Mission 8: Schweinfurt, Germany
October 14, 1943




Luftwaffe Expansion
Bombed to a Stop

-----
Raid Effects Are
Praised By Anderson

-----
Schweinfurt Totally KO'd,
He Says; Reich Stripping
Other Aerial Fronts

-----

    The Allies' aerial "second front" has brought the Luftwaffe's expansion through new production to a stand-still, Brig. Gen. Frederick L. Anderson, chief of the U.S. Army's Eighth Bomber Command, said last night.
    Even during the Italian landings and the big Russian advances, Germany was forced to withdraw planes from these fronts to meet air attacks from Britain, Gen. Anderson asserted.
    In an interview with Gladwin Hill, of the Associated Press, Gen. Anderson pointed to the long series of daylight precision attacks on Nazi airplane factories by American bombers as a vital factor in bringing expansion of the Luftwaffe to a dead halt, but he added that the days of the final critical blows against the Reich's war effort still were some distance off.
    Referring to last Thursday's great Fortress assault on the Schweinfurt ball and roller bearing plant, most vital air target in all Germany, the bomber chieftain said tersely:
    "The entire works are now inactive. It may be possible for the Germans eventually to restore 25 per cent of normal productive capacity," he said, "but even that will require some time."

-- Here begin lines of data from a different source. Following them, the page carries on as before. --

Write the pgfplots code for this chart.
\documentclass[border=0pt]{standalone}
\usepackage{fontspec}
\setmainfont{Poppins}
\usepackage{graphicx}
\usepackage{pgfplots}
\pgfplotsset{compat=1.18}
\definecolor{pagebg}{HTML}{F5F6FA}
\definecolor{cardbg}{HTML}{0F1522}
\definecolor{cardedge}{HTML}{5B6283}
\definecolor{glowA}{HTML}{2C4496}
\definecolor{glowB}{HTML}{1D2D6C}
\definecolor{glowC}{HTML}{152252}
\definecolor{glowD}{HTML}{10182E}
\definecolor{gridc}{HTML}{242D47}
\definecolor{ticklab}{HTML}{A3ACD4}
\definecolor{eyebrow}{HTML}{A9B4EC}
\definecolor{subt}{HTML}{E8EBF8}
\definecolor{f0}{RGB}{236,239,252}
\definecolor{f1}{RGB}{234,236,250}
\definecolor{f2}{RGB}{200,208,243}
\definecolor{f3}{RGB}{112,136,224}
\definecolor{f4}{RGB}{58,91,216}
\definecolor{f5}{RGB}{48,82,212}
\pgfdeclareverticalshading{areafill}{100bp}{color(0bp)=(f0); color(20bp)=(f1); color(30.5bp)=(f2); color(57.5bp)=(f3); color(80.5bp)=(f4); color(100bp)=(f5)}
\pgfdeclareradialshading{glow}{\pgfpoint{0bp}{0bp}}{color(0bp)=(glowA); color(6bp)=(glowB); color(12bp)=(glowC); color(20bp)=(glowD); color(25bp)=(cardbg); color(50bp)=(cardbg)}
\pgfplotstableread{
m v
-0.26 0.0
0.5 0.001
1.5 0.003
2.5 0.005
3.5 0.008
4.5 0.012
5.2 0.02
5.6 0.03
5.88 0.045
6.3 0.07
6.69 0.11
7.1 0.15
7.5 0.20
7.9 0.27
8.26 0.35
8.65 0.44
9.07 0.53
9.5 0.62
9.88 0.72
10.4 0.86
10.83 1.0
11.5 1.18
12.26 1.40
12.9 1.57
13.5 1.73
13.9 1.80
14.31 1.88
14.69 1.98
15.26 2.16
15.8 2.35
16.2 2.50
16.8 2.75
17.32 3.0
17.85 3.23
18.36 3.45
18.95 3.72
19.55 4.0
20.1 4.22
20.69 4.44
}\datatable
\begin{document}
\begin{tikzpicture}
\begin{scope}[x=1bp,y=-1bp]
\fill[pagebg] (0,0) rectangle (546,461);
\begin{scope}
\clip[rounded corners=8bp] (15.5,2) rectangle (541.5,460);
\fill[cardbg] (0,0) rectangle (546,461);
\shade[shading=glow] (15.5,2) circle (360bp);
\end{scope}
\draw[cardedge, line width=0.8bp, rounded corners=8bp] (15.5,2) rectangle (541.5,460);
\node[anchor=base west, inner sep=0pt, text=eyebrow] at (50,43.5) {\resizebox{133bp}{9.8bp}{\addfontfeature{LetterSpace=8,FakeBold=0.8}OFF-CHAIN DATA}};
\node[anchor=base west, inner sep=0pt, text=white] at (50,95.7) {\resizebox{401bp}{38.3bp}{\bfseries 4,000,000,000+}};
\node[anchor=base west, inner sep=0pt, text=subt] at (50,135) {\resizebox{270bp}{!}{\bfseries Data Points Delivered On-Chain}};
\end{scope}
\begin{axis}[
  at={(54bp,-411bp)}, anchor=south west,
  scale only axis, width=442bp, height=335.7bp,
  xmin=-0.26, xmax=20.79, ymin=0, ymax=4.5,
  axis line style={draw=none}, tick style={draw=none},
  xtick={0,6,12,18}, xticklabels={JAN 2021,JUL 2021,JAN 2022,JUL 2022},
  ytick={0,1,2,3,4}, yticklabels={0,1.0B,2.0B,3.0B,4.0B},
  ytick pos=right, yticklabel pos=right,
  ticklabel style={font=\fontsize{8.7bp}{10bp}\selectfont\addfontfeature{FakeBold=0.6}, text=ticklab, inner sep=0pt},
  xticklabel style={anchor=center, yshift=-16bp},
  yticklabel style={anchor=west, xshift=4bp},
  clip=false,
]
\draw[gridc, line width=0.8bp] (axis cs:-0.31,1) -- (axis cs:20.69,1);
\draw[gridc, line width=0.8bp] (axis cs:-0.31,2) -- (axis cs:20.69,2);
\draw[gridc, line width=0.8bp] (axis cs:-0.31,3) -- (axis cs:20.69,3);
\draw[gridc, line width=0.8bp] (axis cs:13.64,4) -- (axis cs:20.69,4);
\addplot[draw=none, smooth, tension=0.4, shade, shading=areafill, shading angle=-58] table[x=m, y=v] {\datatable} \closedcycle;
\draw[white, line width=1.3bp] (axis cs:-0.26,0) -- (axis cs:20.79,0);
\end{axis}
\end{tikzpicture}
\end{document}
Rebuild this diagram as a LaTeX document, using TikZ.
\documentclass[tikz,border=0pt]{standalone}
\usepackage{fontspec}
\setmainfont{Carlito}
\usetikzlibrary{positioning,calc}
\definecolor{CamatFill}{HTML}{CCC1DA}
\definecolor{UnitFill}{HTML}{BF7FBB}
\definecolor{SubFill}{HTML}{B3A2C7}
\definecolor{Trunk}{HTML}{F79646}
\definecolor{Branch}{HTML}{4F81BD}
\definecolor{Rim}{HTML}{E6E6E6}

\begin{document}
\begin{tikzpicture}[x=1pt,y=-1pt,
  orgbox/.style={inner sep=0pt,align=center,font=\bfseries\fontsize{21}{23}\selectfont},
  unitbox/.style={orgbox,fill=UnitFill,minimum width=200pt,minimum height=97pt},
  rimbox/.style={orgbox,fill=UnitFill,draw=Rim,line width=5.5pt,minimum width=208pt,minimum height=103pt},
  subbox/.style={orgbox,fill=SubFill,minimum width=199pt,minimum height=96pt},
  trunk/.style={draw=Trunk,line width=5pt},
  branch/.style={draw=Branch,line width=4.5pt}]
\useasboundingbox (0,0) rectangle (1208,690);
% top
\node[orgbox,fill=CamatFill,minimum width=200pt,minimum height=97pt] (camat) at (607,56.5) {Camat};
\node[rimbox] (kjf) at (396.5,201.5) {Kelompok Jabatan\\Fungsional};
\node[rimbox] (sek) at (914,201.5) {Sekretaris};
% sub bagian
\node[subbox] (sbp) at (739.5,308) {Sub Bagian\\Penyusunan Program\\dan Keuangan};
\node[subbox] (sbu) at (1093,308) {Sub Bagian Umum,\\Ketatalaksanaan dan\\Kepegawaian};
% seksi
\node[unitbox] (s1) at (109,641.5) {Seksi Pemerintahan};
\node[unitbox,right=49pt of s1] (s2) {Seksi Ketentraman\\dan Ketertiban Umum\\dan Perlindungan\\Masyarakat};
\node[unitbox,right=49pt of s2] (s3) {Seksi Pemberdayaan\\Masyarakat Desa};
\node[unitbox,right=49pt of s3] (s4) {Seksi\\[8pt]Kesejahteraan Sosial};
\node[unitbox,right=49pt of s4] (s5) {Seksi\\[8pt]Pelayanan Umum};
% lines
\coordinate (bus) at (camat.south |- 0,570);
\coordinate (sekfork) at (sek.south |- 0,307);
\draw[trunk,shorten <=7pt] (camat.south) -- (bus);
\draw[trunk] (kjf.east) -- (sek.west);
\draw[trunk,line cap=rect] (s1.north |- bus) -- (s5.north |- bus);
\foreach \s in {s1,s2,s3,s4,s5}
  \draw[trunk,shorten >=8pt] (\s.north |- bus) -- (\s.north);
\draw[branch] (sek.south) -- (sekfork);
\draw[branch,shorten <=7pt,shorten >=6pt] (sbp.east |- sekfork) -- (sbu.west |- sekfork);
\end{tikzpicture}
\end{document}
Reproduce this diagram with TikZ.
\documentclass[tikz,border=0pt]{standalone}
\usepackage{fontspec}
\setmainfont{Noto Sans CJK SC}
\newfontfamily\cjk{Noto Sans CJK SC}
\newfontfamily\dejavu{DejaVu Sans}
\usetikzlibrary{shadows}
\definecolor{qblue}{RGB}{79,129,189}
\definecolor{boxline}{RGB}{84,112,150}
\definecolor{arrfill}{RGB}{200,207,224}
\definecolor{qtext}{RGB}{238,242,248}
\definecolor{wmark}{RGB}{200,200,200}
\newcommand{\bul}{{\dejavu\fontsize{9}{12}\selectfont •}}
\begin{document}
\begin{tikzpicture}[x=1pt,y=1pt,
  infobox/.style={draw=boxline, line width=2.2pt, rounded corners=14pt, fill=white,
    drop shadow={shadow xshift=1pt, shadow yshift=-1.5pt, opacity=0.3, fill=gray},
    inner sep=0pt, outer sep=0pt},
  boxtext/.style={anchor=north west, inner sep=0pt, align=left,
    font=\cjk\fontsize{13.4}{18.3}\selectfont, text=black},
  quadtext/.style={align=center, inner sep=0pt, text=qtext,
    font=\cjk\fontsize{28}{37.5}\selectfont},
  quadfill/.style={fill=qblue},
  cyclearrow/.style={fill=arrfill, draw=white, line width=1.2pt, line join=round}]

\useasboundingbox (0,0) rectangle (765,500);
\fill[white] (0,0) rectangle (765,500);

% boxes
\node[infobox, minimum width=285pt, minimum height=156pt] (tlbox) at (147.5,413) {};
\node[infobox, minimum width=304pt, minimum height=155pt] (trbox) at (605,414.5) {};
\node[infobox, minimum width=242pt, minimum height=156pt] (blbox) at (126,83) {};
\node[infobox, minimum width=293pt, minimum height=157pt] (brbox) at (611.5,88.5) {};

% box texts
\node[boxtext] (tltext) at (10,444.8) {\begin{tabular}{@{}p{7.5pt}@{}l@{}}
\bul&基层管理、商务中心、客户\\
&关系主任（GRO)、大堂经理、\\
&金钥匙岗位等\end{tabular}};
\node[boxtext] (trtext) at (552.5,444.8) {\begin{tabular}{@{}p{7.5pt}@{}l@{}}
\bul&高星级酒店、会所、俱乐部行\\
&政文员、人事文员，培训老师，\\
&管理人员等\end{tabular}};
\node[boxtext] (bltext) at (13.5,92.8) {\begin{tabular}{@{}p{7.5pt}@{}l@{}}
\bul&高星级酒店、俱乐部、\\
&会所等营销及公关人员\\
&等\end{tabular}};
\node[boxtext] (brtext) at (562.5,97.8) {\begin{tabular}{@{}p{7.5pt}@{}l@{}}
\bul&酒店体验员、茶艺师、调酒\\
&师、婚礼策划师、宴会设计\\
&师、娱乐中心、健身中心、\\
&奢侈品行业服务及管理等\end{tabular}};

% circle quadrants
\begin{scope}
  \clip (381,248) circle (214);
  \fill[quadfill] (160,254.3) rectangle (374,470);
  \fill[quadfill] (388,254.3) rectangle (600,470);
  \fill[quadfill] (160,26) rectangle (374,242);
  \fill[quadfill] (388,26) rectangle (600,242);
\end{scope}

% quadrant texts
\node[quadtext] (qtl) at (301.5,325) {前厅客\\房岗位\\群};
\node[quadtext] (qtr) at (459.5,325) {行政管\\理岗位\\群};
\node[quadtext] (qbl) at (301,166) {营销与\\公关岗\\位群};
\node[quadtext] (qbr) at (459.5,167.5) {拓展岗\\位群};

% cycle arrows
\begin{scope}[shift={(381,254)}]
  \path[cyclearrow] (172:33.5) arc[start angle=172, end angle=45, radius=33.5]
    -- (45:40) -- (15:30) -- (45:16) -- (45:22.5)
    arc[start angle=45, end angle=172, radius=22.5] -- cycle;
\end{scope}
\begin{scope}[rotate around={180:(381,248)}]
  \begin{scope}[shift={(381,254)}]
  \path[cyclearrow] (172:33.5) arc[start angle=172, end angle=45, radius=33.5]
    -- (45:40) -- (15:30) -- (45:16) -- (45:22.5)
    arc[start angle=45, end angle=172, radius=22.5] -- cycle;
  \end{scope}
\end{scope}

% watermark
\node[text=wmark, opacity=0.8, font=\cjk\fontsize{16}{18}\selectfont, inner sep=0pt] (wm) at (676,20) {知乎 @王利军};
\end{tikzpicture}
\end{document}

Photos Reveal Wider Damage

    Detailed study of reconnaissance photos taken during the raid -- one of the most important of the war -- revealed even more extensive damage and destruction than first estimated from "strike" pictures taken when targets were covered with smoke, fires and bursting bombs.
    "A tremendous amount of clearance, repair work and rebuilding will be necessary before plants can again be operative," Gen. Anderson said. "Fires raged throughout three of the plant areas, burning out not only factories but stores and dispatch buildings as well."
    Unofficial corroboration of Gen. Anderson's beliefs came from Stockholm, where a Swedish expert who has close contact with the Germans ball-bearing industry said he thought first Allied estimates of the Schweinfurt damage too conservative.
    This expert considered 75 per cent of the German ball-bearing industry knocked out by the raid, the report said.
    Following the destruction of the Schweinfurt plant, the Nazi's are turning frantically to Switzerland for their bearings, the Berne correspondent of the Stockholm newspaper Allehanda reported yesterday. He said the Germans had placed large orders with the big bearing firm of Schmidt-Rost in Zurich.
    Highlights in the Associated Press interview with Anderson brought out these assertions by the bomber chief:
    The Eighth Air Force still is greatly outnumbered by the enemy on the western front.
    Sixty per cent of Germany's single-engine fighter force, a big portion of her twin-engine force and 80 per cent of her anti-aircraft defenses -- involving altogether a million men -- are tied up in the west by Allied aerial attacks.
    In recent weeks, German airplane production for the first time in two years has not shown an increase.
    The Luftwaffe still has a lot of fighter production, and, despite setbacks in manufacturing, may still grow in reserves. (Generally for each plane in an air force's front line of combat there are at least two more behind the lines in reserve pools, in process of delivery and in assembly.)
    The Eighth Air Force has been enlarged so that there can and will be more of the USAAF-RAF double blows on successive days and nights against important German centers like there have been against Hamburg, Emden, Frankfurt and Bremen, Gen. Anderson said.
    "But you've got to tear down the wall to get at the apple," he added. "Our aim is to get the Luftwaffe out of the way first."
    In this long-range strategical campaign against vital enemy targets, the Allied air forces now have hit their stride, he said, but the General indicated the public should look for no sensational developments.
    "Staging a major air operation every day," he said, "is like expecting land and sea forces to take the island of Sicily every day.
    "But the point is, bombers can carry their destruction to the target, whether it is over water or mountains. There is nothing else at this time that can hit at the heart of Germany and Japan."